Debate cinema is a surprisingly small genre. You've got 1989's Listen to Me, the Dirty Dancing 2 of the genre (starring Kirk Cameron with a southern drawl). And you've got the little known Thumbsucker, a true gem of a movie that you should rush out and watch tonight.

Comes now Rocket Science, the first feature film by writer/director Jeffrey Blitz who previously made the documentary Spellbound.

When I saw Spellbound, I thought it easily could have been a documentary on high school debate instead of spelling bees. Both competitions feature the same assortment of quirky, intense kids obsessively perfecting some arcane academic skill in a ritualized format. Turns out Blitz was saving his knowledge of high school forensics for Rocket Science.
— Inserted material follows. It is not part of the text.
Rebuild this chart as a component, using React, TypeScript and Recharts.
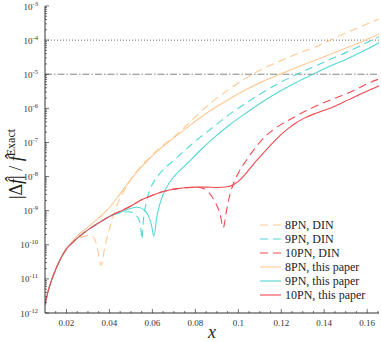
import React from "react";
import { LineChart, Line, XAxis, YAxis, ReferenceLine, Legend } from "recharts";

const ORANGE = "#FFC892";
const CYAN = "#52D8D6";
const RED = "#F04A50";
const AXIS = "#333";
const FONT = "'Liberation Serif', serif";

// [x, |Δf|/f]
const pn10Paper = [
  [0.01, 1.78e-12], [0.0115, 4.47e-12], [0.013, 8.91e-12], [0.015, 1.91e-11], [0.0175, 4.17e-11],
  [0.02, 7.59e-11], [0.023, 1.2e-10], [0.0265, 1.86e-10], [0.031, 3.02e-10], [0.0355, 4.57e-10],
  [0.04, 6.76e-10], [0.045, 9.55e-10], [0.05, 1.38e-9], [0.055, 2.09e-9], [0.06, 2.82e-9],
  [0.065, 3.63e-9], [0.07, 4.27e-9], [0.075, 4.68e-9], [0.08, 4.9e-9], [0.085, 4.9e-9],
  [0.09, 4.79e-9], [0.095, 5.01e-9], [0.0975, 5.62e-9], [0.1, 7.24e-9], [0.103, 1.12e-8],
  [0.107, 2.29e-8], [0.111, 4.37e-8], [0.115, 8.32e-8], [0.119, 1.51e-7], [0.123, 2.51e-7],
  [0.127, 3.8e-7], [0.131, 5.25e-7], [0.135, 6.76e-7], [0.139, 8.32e-7], [0.143, 1.02e-6],
  [0.147, 1.32e-6], [0.151, 1.74e-6], [0.155, 2.29e-6], [0.159, 3.02e-6], [0.163, 3.89e-6],
  [0.1655, 4.57e-6],
];

const pn10Din = [
  [0.01, 1.78e-12], [0.0115, 4.47e-12], [0.013, 8.91e-12], [0.015, 1.91e-11], [0.0175, 4.17e-11],
  [0.02, 7.59e-11], [0.023, 1.2e-10], [0.0265, 1.86e-10], [0.031, 3.02e-10], [0.0355, 4.57e-10],
  [0.04, 6.76e-10], [0.045, 9.55e-10], [0.05, 1.38e-9], [0.055, 2.09e-9], [0.06, 2.82e-9],
  [0.065, 3.63e-9], [0.07, 4.27e-9], [0.075, 4.68e-9], [0.08, 4.9e-9], [0.082, 4.79e-9],
  [0.086, 3.55e-9], [0.089, 1.91e-9], [0.0915, 7.94e-10], [0.093, 3.16e-10], [0.0945, 1.0e-9],
  [0.096, 2.82e-9], [0.0975, 5.62e-9], [0.1, 1.26e-8], [0.104, 3.16e-8], [0.108, 7.08e-8],
  [0.112, 1.38e-7], [0.116, 2.29e-7], [0.12, 3.39e-7], [0.124, 4.68e-7], [0.128, 6.46e-7],
  [0.132, 8.71e-7], [0.136, 1.15e-6], [0.14, 1.48e-6], [0.144, 1.86e-6], [0.148, 2.34e-6],
  [0.152, 2.95e-6], [0.156, 3.89e-6], [0.16, 5.25e-6], [0.1655, 7.24e-6],
];

const pn8Paper = [
  [0.01, 1.78e-12], [0.0115, 4.47e-12], [0.013, 8.91e-12], [0.015, 1.91e-11], [0.0175, 4.17e-11],
  [0.02, 7.59e-11], [0.024, 1.58e-10], [0.028, 2.63e-10], [0.031, 3.72e-10], [0.035, 6.17e-10],
  [0.0387, 1.0e-9], [0.0434, 2.29e-9], [0.047, 4.68e-9], [0.051, 1.0e-8], [0.0542, 1.74e-8],
  [0.058, 3.02e-8], [0.062, 5.37e-8], [0.0673, 1.0e-7], [0.0725, 1.82e-7], [0.0775, 3.16e-7],
  [0.083, 5.75e-7], [0.0887, 1.0e-6], [0.096, 1.91e-6], [0.1039, 3.63e-6], [0.1115, 6.17e-6],
  [0.1194, 1.0e-5], [0.127, 1.58e-5], [0.1348, 2.45e-5], [0.1427, 3.8e-5], [0.1507, 6.03e-5],
  [0.158, 9.33e-5], [0.1655, 1.51e-4],
];

const pn8Din = [
  [0.01, 1.78e-12], [0.0115, 4.47e-12], [0.013, 8.91e-12], [0.015, 1.91e-11], [0.0175, 4.17e-11],
  [0.02, 7.59e-11], [0.022, 1.05e-10], [0.025, 1.48e-10], [0.0278, 1.74e-10], [0.031, 1.91e-10],
  [0.0333, 1.38e-10], [0.0348, 6.03e-11], [0.0361, 2.51e-11], [0.038, 9.55e-11], [0.0395, 2.19e-10],
  [0.0411, 5.13e-10], [0.0426, 1.0e-9], [0.0441, 1.78e-9], [0.047, 3.98e-9], [0.0496, 7.59e-9],
  [0.054, 1.78e-8], [0.0589, 3.72e-8], [0.064, 7.41e-8], [0.0698, 1.41e-7], [0.0775, 3.98e-7],
  [0.083, 8.51e-7], [0.0884, 1.66e-6], [0.096, 3.72e-6], [0.1039, 7.94e-6], [0.1115, 1.45e-5],
  [0.1195, 2.45e-5], [0.127, 3.89e-5], [0.135, 6.03e-5], [0.143, 1.0e-4], [0.1505, 1.66e-4],
  [0.158, 2.63e-4], [0.1655, 4.17e-4],
];

const pn9Paper = [
  [0.01, 1.78e-12], [0.0115, 4.47e-12], [0.013, 8.91e-12], [0.015, 1.91e-11], [0.0175, 4.17e-11],
  [0.02, 7.59e-11], [0.023, 1.2e-10], [0.0265, 1.86e-10], [0.031, 3.02e-10], [0.0355, 4.57e-10],
  [0.04, 6.76e-10], [0.045, 8.91e-10], [0.05, 1.17e-9], [0.053, 1.26e-9], [0.056, 1.07e-9],
  [0.058, 7.41e-10], [0.0595, 3.98e-10], [0.0607, 1.78e-10], [0.062, 6.31e-10], [0.0635, 1.58e-9],
  [0.065, 3.02e-9], [0.0675, 6.03e-9], [0.07, 1.0e-8], [0.076, 2.34e-8], [0.082, 5.62e-8],
  [0.0883, 1.32e-7], [0.096, 3.31e-7], [0.1038, 7.41e-7], [0.1115, 1.58e-6], [0.1193, 3.16e-6],
  [0.127, 5.75e-6], [0.1348, 1.0e-5], [0.1425, 1.7e-5], [0.1503, 2.75e-5], [0.158, 4.68e-5],
  [0.1655, 8.32e-5],
];

const pn9Din = [
  [0.01, 1.78e-12], [0.0115, 4.47e-12], [0.013, 8.91e-12], [0.015, 1.91e-11], [0.0175, 4.17e-11],
  [0.02, 7.59e-11], [0.023, 1.2e-10], [0.0265, 1.86e-10], [0.031, 3.02e-10], [0.0355, 4.57e-10],
  [0.04, 6.76e-10], [0.045, 8.71e-10], [0.049, 9.33e-10], [0.052, 7.59e-10], [0.0538, 5.25e-10],
  [0.0546, 3.16e-10], [0.0551, 1.45e-10], [0.0558, 5.01e-10], [0.0573, 1.91e-9], [0.059, 4.37e-9],
  [0.061, 7.59e-9], [0.065, 1.58e-8], [0.07, 3.02e-8], [0.076, 6.61e-8], [0.082, 1.38e-7],
  [0.0883, 2.82e-7], [0.096, 6.76e-7], [0.1038, 1.45e-6], [0.1115, 2.95e-6], [0.1193, 5.62e-6],
  [0.127, 9.77e-6], [0.1348, 1.62e-5], [0.1425, 2.69e-5], [0.1503, 4.37e-5], [0.158, 7.41e-5],
  [0.1655, 1.26e-4],
];

const xMajor = [0.02, 0.04, 0.06, 0.08, 0.1, 0.12, 0.14, 0.16];
const xLabels = ["0.02", "0.04", "0.06", "0.08", "0.1", "0.12", "0.14", "0.16"];
const xTicks = [
  0.015, 0.02, 0.025, 0.03, 0.035, 0.04, 0.045, 0.05, 0.055, 0.06, 0.065, 0.07, 0.075, 0.08,
  0.085, 0.09, 0.095, 0.1, 0.105, 0.11, 0.115, 0.12, 0.125, 0.13, 0.135, 0.14, 0.145, 0.15,
  0.155, 0.16, 0.165,
];
const yDecades = [1e-12, 1e-11, 1e-10, 1e-9, 1e-8, 1e-7, 1e-6, 1e-5, 1e-4, 1e-3];
const yExponents = ["-12", "-11", "-10", "-9", "-8", "-7", "-6", "-5", "-4", "-3"];
const yMinorSteps = [2, 3, 4, 5, 6, 7, 8, 9];

const yTicks: number[] = [];
yDecades.forEach((d, i) => {
  yTicks.push(d);
  if (i < yDecades.length - 1) yMinorSteps.forEach((m) => yTicks.push(m * d));
});

const X_DOMAIN = [0.01, 0.1655];
const Y_DOMAIN = [1e-12, 1e-3];

const rows = (pts: number[][]) => pts.map(([x, v]) => ({ x, v }));

const series = [
  { name: "8PN, DIN", data: pn8Din, color: ORANGE, dash: "8 5" },
  { name: "9PN, DIN", data: pn9Din, color: CYAN, dash: "8 5" },
  { name: "10PN, DIN", data: pn10Din, color: RED, dash: "8 5" },
  { name: "8PN, this paper", data: pn8Paper, color: ORANGE, dash: undefined },
  { name: "9PN, this paper", data: pn9Paper, color: CYAN, dash: undefined },
  { name: "10PN, this paper", data: pn10Paper, color: RED, dash: undefined },
];

const textStyle = { fontFamily: FONT };

function XTick({ x, y, payload, top }: any) {
  const i = xMajor.indexOf(payload.value);
  const len = i >= 0 ? 4 : 2;
  return (
    <g>
      <line x1={x} x2={x} y1={y} y2={top ? y + len : y - len} stroke={AXIS} strokeWidth={0.7} />
      {!top && i >= 0 && (
        <text x={x} y={y + 13} textAnchor="middle" fontSize={9} style={textStyle} fill="#333">
          {xLabels[i]}
        </text>
      )}
    </g>
  );
}

function YTick({ x, y, payload, right }: any) {
  const i = yDecades.indexOf(payload.value);
  const len = i >= 0 ? 4 : 2;
  return (
    <g>
      <line x1={x} x2={right ? x - len : x + len} y1={y} y2={y} stroke={AXIS} strokeWidth={0.7} />
      {!right && i >= 0 && (
        <text x={x - 7} y={y + 3.5} textAnchor="end" fontSize={9} style={textStyle} fill="#333">
          10
          <tspan dy={-4} fontSize={6.5}>{yExponents[i]}</tspan>
        </text>
      )}
    </g>
  );
}

function YLabel() {
  return (
    <text transform="translate(22,164) rotate(-90)" textAnchor="middle" fontSize={18} style={textStyle} fill="#222">
      |Δ<tspan fontStyle="italic">f̂</tspan>| / <tspan fontStyle="italic">f̂</tspan>
      <tspan dy={-7} fontSize={12}>Exact</tspan>
    </text>
  );
}

function XLabel() {
  return (
    <text x={212} y={338} textAnchor="middle" fontSize={18} fontStyle="italic" style={textStyle} fill="#222">
      x
    </text>
  );
}

function LegendBox() {
  return (
    <svg width={124} height={88}>
      {series.map((s, i) => (
        <g key={s.name} transform={`translate(0, ${7 + i * 14})`}>
          <line x1={2} x2={23} y1={0} y2={0} stroke={s.color} strokeWidth={1.1} strokeDasharray={s.dash} />
          <text x={27} y={4} fontSize={12} style={textStyle} fill="#222">
            {s.name}
          </text>
        </g>
      ))}
    </svg>
  );
}

export default function App() {
  return (
    <div style={{ width: 381, height: 342, background: "#fff", fontFamily: FONT }}>
      <style>{"body{margin:0}"}</style>
      <LineChart width={381} height={342} margin={{ top: 6, right: 2, bottom: 0, left: 0 }} style={textStyle}>
        <XAxis
          xAxisId="b" dataKey="x" type="number" domain={X_DOMAIN} ticks={xTicks} interval={0}
          height={29} tickSize={0} tickMargin={0} tickLine={false} axisLine={{ stroke: AXIS }}
          tick={<XTick />} allowDataOverflow label={<XLabel />}
        />
        <XAxis
          xAxisId="t" orientation="top" type="number" domain={X_DOMAIN} ticks={xTicks} interval={0}
          height={0} tickSize={0} tickMargin={0} tickLine={false} axisLine={{ stroke: AXIS }}
          tick={<XTick top />} allowDataOverflow
        />
        <YAxis
          yAxisId="l" type="number" scale="log" domain={Y_DOMAIN} ticks={yTicks} interval={0}
          width={45} tickSize={0} tickMargin={0} tickLine={false} axisLine={{ stroke: AXIS }}
          tick={<YTick />} allowDataOverflow label={<YLabel />}
        />
        <YAxis
          yAxisId="r" orientation="right" type="number" scale="log" domain={Y_DOMAIN} ticks={yTicks}
          interval={0} width={0} tickSize={0} tickMargin={0} tickLine={false} axisLine={{ stroke: AXIS }}
          tick={<YTick right />} allowDataOverflow
        />
        <ReferenceLine xAxisId="b" yAxisId="l" y={1e-4} stroke="#444" strokeWidth={0.8} strokeDasharray="1 2" />
        <ReferenceLine xAxisId="b" yAxisId="l" y={1e-5} stroke="#666" strokeWidth={0.8} strokeDasharray="7 2 1.5 2" />
        {series.map((s) => (
          <Line
            key={s.name} xAxisId="b" yAxisId="l" data={rows(s.data)} dataKey="v" name={s.name}
            type="monotone" stroke={s.color} strokeWidth={1.1} strokeDasharray={s.dash}
            dot={false} activeDot={false} isAnimationActive={false}
          />
        ))}
        <Legend
          layout="vertical" align="center" verticalAlign="middle" content={<LegendBox />}
          wrapperStyle={{ left: 258, top: 218, width: 124 }}
        />
      </LineChart>
    </div>
  );
}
As a portrayal of high school policy debate, Rocket Science is an amazing work of verisimilitude. The movie opens with a recitation of stock issues, the evidence tubs are back-breakingly familiar and, at one point, the 2AC fails to point out that the NEG's counterplan is not mutually exclusive. (I kinda squealed here.)

As a movie, Rocket Science is a bit of miss. There's not a terribly convincing character arc for the protagonist, a stutterer who gets gets pulled into debate and adolescent love by a fast-talking debate gal. (Said debate gal also made me squeal). And the plot is really just a framework for wackiness.

While said wackiness is admirably executed with superb use of the Violent Femmes, ultimately Rocket Science is, as summarized by the Village Voice reviewer, "another Eagle vs. Little Miss Napoleon Dynamite quirk fest."

What debate cinema really needs is a movie that eschews some of the reality in favor of campy grandiosity. Preferably from the creative team behind Hackers.